Material for this task ->
◆ ◆ ◆
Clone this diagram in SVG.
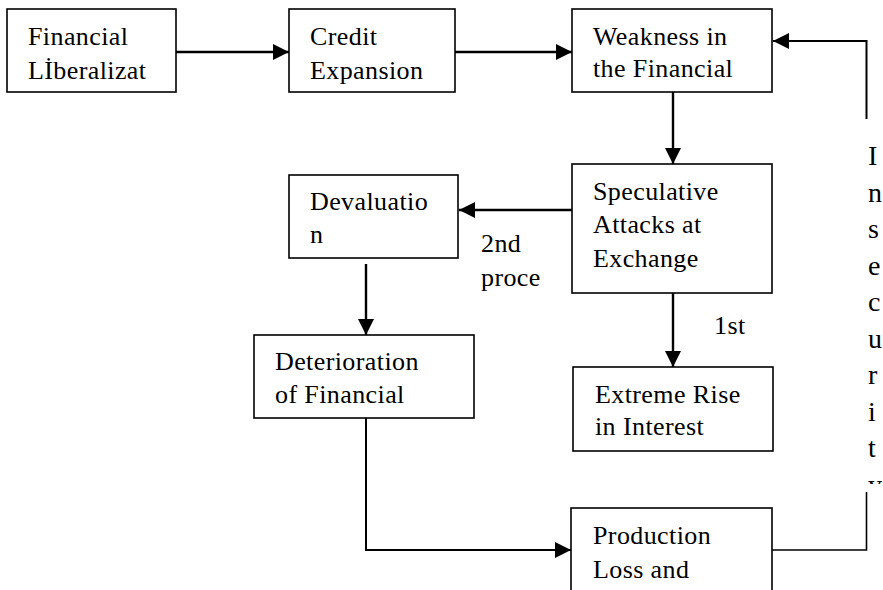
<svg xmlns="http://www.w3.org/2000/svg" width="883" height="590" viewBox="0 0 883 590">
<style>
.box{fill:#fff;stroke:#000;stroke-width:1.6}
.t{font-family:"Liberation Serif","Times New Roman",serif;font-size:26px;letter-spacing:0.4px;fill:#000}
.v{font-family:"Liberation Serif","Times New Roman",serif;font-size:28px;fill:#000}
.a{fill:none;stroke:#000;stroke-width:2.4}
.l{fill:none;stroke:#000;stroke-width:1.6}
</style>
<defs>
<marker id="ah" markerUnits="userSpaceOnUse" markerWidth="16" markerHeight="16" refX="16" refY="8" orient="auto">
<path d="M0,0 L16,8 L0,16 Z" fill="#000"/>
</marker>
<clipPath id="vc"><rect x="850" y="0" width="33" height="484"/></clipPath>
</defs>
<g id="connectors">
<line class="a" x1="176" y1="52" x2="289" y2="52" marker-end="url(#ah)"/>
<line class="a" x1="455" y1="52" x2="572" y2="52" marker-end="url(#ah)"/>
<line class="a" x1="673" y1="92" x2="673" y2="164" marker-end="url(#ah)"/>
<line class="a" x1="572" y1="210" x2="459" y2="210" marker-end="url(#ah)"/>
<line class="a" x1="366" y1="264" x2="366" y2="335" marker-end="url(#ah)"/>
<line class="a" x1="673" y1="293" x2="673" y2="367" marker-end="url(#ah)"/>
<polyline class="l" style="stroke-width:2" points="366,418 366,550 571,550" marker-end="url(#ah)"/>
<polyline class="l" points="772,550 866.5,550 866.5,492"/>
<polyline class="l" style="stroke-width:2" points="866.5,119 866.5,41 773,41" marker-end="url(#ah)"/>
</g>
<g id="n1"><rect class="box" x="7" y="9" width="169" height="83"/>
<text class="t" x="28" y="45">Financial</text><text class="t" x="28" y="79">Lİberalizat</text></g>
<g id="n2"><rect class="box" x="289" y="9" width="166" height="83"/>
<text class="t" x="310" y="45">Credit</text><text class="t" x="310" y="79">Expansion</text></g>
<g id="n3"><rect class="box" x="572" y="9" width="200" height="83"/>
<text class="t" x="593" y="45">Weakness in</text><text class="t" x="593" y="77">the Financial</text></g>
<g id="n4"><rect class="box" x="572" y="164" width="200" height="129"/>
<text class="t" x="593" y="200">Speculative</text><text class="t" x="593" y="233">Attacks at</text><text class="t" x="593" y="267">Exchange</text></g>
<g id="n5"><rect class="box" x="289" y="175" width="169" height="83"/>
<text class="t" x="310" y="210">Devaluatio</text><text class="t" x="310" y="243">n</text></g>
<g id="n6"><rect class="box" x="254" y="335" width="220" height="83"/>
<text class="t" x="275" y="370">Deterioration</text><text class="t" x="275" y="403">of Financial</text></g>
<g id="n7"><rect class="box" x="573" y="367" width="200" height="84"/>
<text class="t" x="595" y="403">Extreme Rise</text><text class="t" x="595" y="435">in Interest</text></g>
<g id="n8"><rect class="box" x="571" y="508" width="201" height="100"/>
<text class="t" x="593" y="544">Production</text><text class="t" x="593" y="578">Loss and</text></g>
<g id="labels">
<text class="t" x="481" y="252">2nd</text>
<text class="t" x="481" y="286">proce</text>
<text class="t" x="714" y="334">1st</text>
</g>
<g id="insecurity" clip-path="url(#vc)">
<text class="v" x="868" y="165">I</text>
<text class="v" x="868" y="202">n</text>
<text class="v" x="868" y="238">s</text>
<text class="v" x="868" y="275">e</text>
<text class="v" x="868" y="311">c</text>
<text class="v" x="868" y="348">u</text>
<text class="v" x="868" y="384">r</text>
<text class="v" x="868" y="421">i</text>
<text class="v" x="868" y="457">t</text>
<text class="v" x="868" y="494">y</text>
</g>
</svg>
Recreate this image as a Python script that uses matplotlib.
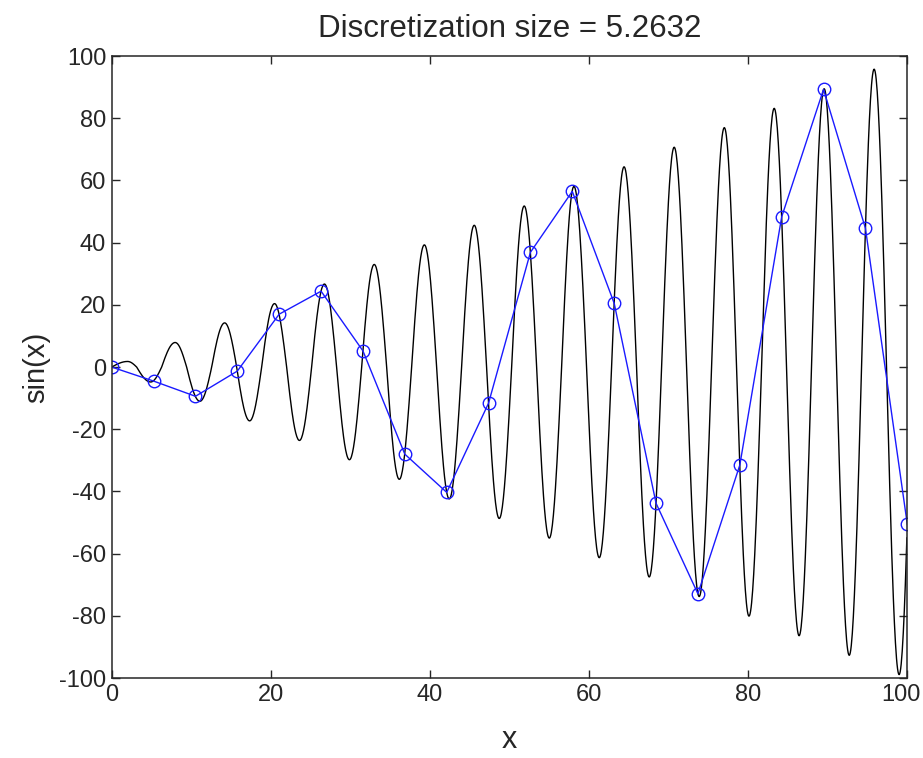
◆ ◆ ◆
Written problem ->
Copy out each record shown above without alteration, skipping any picture.

Result of the exercise ->
Clone this diagram in SVG.
<svg xmlns="http://www.w3.org/2000/svg" width="883" height="590" viewBox="0 0 883 590">
<style>
.box{fill:#fff;stroke:#000;stroke-width:1.6}
.t{font-family:"Liberation Serif","Times New Roman",serif;font-size:26px;letter-spacing:0.4px;fill:#000}
.v{font-family:"Liberation Serif","Times New Roman",serif;font-size:28px;fill:#000}
.a{fill:none;stroke:#000;stroke-width:2.4}
.l{fill:none;stroke:#000;stroke-width:1.6}
</style>
<defs>
<marker id="ah" markerUnits="userSpaceOnUse" markerWidth="16" markerHeight="16" refX="16" refY="8" orient="auto">
<path d="M0,0 L16,8 L0,16 Z" fill="#000"/>
</marker>
<clipPath id="vc"><rect x="850" y="0" width="33" height="484"/></clipPath>
</defs>
<g id="connectors">
<line class="a" x1="176" y1="52" x2="289" y2="52" marker-end="url(#ah)"/>
<line class="a" x1="455" y1="52" x2="572" y2="52" marker-end="url(#ah)"/>
<line class="a" x1="673" y1="92" x2="673" y2="164" marker-end="url(#ah)"/>
<line class="a" x1="572" y1="210" x2="459" y2="210" marker-end="url(#ah)"/>
<line class="a" x1="366" y1="264" x2="366" y2="335" marker-end="url(#ah)"/>
<line class="a" x1="673" y1="293" x2="673" y2="367" marker-end="url(#ah)"/>
<polyline class="l" style="stroke-width:2" points="366,418 366,550 571,550" marker-end="url(#ah)"/>
<polyline class="l" points="772,550 866.5,550 866.5,492"/>
<polyline class="l" style="stroke-width:2" points="866.5,119 866.5,41 773,41" marker-end="url(#ah)"/>
</g>
<g id="n1"><rect class="box" x="7" y="9" width="169" height="83"/>
<text class="t" x="28" y="45">Financial</text><text class="t" x="28" y="79">Lİberalizat</text></g>
<g id="n2"><rect class="box" x="289" y="9" width="166" height="83"/>
<text class="t" x="310" y="45">Credit</text><text class="t" x="310" y="79">Expansion</text></g>
<g id="n3"><rect class="box" x="572" y="9" width="200" height="83"/>
<text class="t" x="593" y="45">Weakness in</text><text class="t" x="593" y="77">the Financial</text></g>
<g id="n4"><rect class="box" x="572" y="164" width="200" height="129"/>
<text class="t" x="593" y="200">Speculative</text><text class="t" x="593" y="233">Attacks at</text><text class="t" x="593" y="267">Exchange</text></g>
<g id="n5"><rect class="box" x="289" y="175" width="169" height="83"/>
<text class="t" x="310" y="210">Devaluatio</text><text class="t" x="310" y="243">n</text></g>
<g id="n6"><rect class="box" x="254" y="335" width="220" height="83"/>
<text class="t" x="275" y="370">Deterioration</text><text class="t" x="275" y="403">of Financial</text></g>
<g id="n7"><rect class="box" x="573" y="367" width="200" height="84"/>
<text class="t" x="595" y="403">Extreme Rise</text><text class="t" x="595" y="435">in Interest</text></g>
<g id="n8"><rect class="box" x="571" y="508" width="201" height="100"/>
<text class="t" x="593" y="544">Production</text><text class="t" x="593" y="578">Loss and</text></g>
<g id="labels">
<text class="t" x="481" y="252">2nd</text>
<text class="t" x="481" y="286">proce</text>
<text class="t" x="714" y="334">1st</text>
</g>
<g id="insecurity" clip-path="url(#vc)">
<text class="v" x="868" y="165">I</text>
<text class="v" x="868" y="202">n</text>
<text class="v" x="868" y="238">s</text>
<text class="v" x="868" y="275">e</text>
<text class="v" x="868" y="311">c</text>
<text class="v" x="868" y="348">u</text>
<text class="v" x="868" y="384">r</text>
<text class="v" x="868" y="421">i</text>
<text class="v" x="868" y="457">t</text>
<text class="v" x="868" y="494">y</text>
</g>
</svg>
Recreate this image as a Python script that uses matplotlib.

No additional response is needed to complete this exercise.